I use my logical astrological brain to make sense of this, remembering how many planets are in water at present and how Mars is now travelling deeper and deeper into my 12th house, the house of undoing or uncoiling and that is quite literally how my body feels so much of the time. Well I just checked and Mars at 28 Cancer and Mercury at 2 degrees of Leo are both squaring my Mars Saturn Moon and it was that deep sense of isolation and distance from others that I felt today after the meeting, as though a wall of glass separated us and I was on the other side and on their side it was opaque. I also tried to call my brother and nephew a while ago and no one picked up. Its fine on one level, its Sunday I am sure they are busy and so I went and cleaned out my cupboards, it seemed a constructive use of time. Still I know I can spend a lot of time alone in my world with my thoughts and it actually felt good today to move out into the clear chill clarity of a brisk Sunday morning after nights of storm and rain to reach outside of myself and get my body to a meeting even if it was hard to connect to others after it, maybe I really needed just to connect with myself.
I guess maybe I will carry this deep sense of soul aloneness for the rest of my life, I just don’t know. I think of the day my ex husband came to visit me at Glastonbury and tell me he had met someone else and I know today it around the time of year (26 June 2004) he rang me from the UK to tell me he had a job there and had decided to leave me. He didn’t even want to come back to Australia to pack up all of his things, apparently I was supposed to do that for him. He did eventually come back (he had gone on a month’s holiday). He stayed a month and I started to get panic attacks fairly much from the time he returned to pack his things. I managed them by going for long walks and on the 4th August I drove him 5 hours to Sydney to board the flight, returning the same night.
I don’t want to have to think of the loneliest place I then went to. My head injury lay one year in the distance and so so so much abandonment pain.
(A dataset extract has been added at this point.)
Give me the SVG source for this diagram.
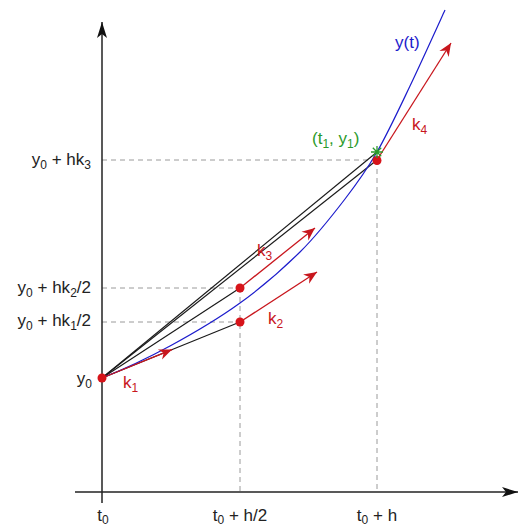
<svg xmlns="http://www.w3.org/2000/svg" width="519" height="529" viewBox="0 0 519 529">
<style>
text{font-family:"Liberation Sans",Arial,sans-serif;font-size:17px}
.lab{fill:#222}
.red{fill:#c8161d}
.sub{font-size:12px}
.dash{stroke:#9a9a9a;stroke-width:1;stroke-dasharray:5,4;fill:none}
.blk{stroke:#1a1a1a;stroke-width:1.2;fill:none}
.rarr{stroke:#c8161d;stroke-width:1.3;fill:none;marker-end:url(#rh)}
.dot{fill:#d7141a}
</style>
<defs>
<marker id="rh" markerUnits="userSpaceOnUse" markerWidth="16" markerHeight="12" viewBox="-14 -6 16 12" refX="0" refY="0" orient="auto">
<path d="M0,0 L-13,-5.5 L-9,0 L-13,5.5 Z" fill="#c8161d"/>
</marker>
<marker id="ah" markerUnits="userSpaceOnUse" markerWidth="18" markerHeight="12" viewBox="-17 -6 18 12" refX="0" refY="0" orient="auto">
<path d="M0,0 L-16,-5 L-12,0 L-16,5 Z" fill="#111"/>
</marker>
</defs>
<rect width="519" height="529" fill="#fff"/>
<g id="guides">
<path class="dash" d="M102,160 H377 M102,288 H240 M102,322 H240 M240,288 V492 M377,160 V492"/>
</g>
<g id="axes">
<line x1="102" y1="503" x2="102" y2="22" stroke="#222" stroke-width="1.5" marker-end="url(#ah)"/>
<line x1="75" y1="492" x2="518" y2="492" stroke="#222" stroke-width="1.5" marker-end="url(#ah)"/>
</g>
<g id="connectors">
<line class="blk" x1="102" y1="378" x2="240" y2="322"/>
<line class="blk" x1="102" y1="378" x2="240" y2="288"/>
<line class="blk" x1="102" y1="378" x2="377" y2="160"/>
<line class="blk" x1="102" y1="378" x2="377" y2="152"/>
<path id="curve" d="M102,378 C125,368.8 147,358.5 170,346 C193,333.5 218.3,318.7 240,303 C261.7,287.3 282.5,269.3 300,252 C317.5,234.7 332.2,215.7 345,199 C357.8,182.3 366.2,170.8 377,152 C387.8,133.2 398.7,109.7 410,86 C421.3,62.3 439.2,22.7 445,10" fill="none" stroke="#1c1ccc" stroke-width="1.2"/>
<line class="rarr" x1="102" y1="378" x2="172" y2="349.6"/>
<line class="rarr" x1="240" y1="322" x2="317" y2="272"/>
<line class="rarr" x1="240" y1="288" x2="315" y2="228"/>
<line class="rarr" x1="377" y1="160" x2="451" y2="43"/>
</g>
<g id="p0"><circle class="dot" cx="102" cy="378" r="4.5"/></g>
<g id="p1"><circle class="dot" cx="240" cy="322" r="4.5"/></g>
<g id="p2"><circle class="dot" cx="240" cy="288" r="4.5"/></g>
<g id="p3"><circle class="dot" cx="377" cy="160.5" r="4.5"/></g>
<g id="p4"><path d="M371,152 H383 M377,146 V158 M372.8,147.8 L381.2,156.2 M381.2,147.8 L372.8,156.2" stroke="#2b9a2b" stroke-width="1.3"/></g>
<g id="labels">
<text class="lab" x="91" y="165" text-anchor="end">y<tspan class="sub" dy="4">0</tspan><tspan dy="-4"> + hk</tspan><tspan class="sub" dy="4">3</tspan></text>
<text class="lab" x="91" y="293" text-anchor="end">y<tspan class="sub" dy="4">0</tspan><tspan dy="-4"> + hk</tspan><tspan class="sub" dy="4">2</tspan><tspan dy="-4">/2</tspan></text>
<text class="lab" x="91" y="326" text-anchor="end">y<tspan class="sub" dy="4">0</tspan><tspan dy="-4"> + hk</tspan><tspan class="sub" dy="4">1</tspan><tspan dy="-4">/2</tspan></text>
<text class="lab" x="92" y="384" text-anchor="end">y<tspan class="sub" dy="4">0</tspan></text>
<text class="lab" x="103" y="521" text-anchor="middle">t<tspan class="sub" dy="3">0</tspan></text>
<text class="lab" x="240" y="521" text-anchor="middle">t<tspan class="sub" dy="3">0</tspan><tspan dy="-3"> + h/2</tspan></text>
<text class="lab" x="377" y="521" text-anchor="middle">t<tspan class="sub" dy="3">0</tspan><tspan dy="-3"> + h</tspan></text>
<text class="red" x="123" y="388">k<tspan class="sub" dy="4">1</tspan></text>
<text class="red" x="268" y="324">k<tspan class="sub" dy="4">2</tspan></text>
<text class="red" x="257" y="256">k<tspan class="sub" dy="4">3</tspan></text>
<text class="red" x="412" y="130">k<tspan class="sub" dy="4">4</tspan></text>
<text x="395" y="48" fill="#1c1ccc">y(t)</text>
<text x="312" y="144" fill="#2b9a2b">(t<tspan class="sub" dy="4">1</tspan><tspan dy="-4">, y</tspan><tspan class="sub" dy="4">1</tspan><tspan dy="-4">)</tspan></text>
</g>
</svg>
I was sharing at the meeting today how angry I was that my family could not seem to help me go through the grief that woke up for me around 7 years into sobriety but I know in order to find true healing and forgiveness I need to accept that it was not God’s will for them to give me that validation. That said I am sure they tried to support me in the only way they knew and I may just be seeing all of this from my own self centred perspective.
After the head injury that I sustained in the UK my sister told me it was my fault for taking myself so far away. I have never fully recovered from the blow on the head and you would not know what I endure every day trying to wake.. takes an hour or two of stretching and spins and then at lunch and then in the evenings up to two or three times.
Anyway my life is what it is. My past is what it is. I have to accept every single thing that happened to me as all part of the path of my healing journey. I don’t want to carry bitterness forward and my choices are my responsibility, that much is true, I did not know what the full consequences of those would be until I had the experience which is a truth that was shared in the meeting today.
But it just seems to be sometimes that the degree of loss and grief I have gone through has been far too much for my body to contain. I am feeling very very sore today. I will relax and take it easy now, and I will get Jasper out to the oval for another run around in half an hour or so. It will do us good to feel the sunshine and connect with it for the afternoon.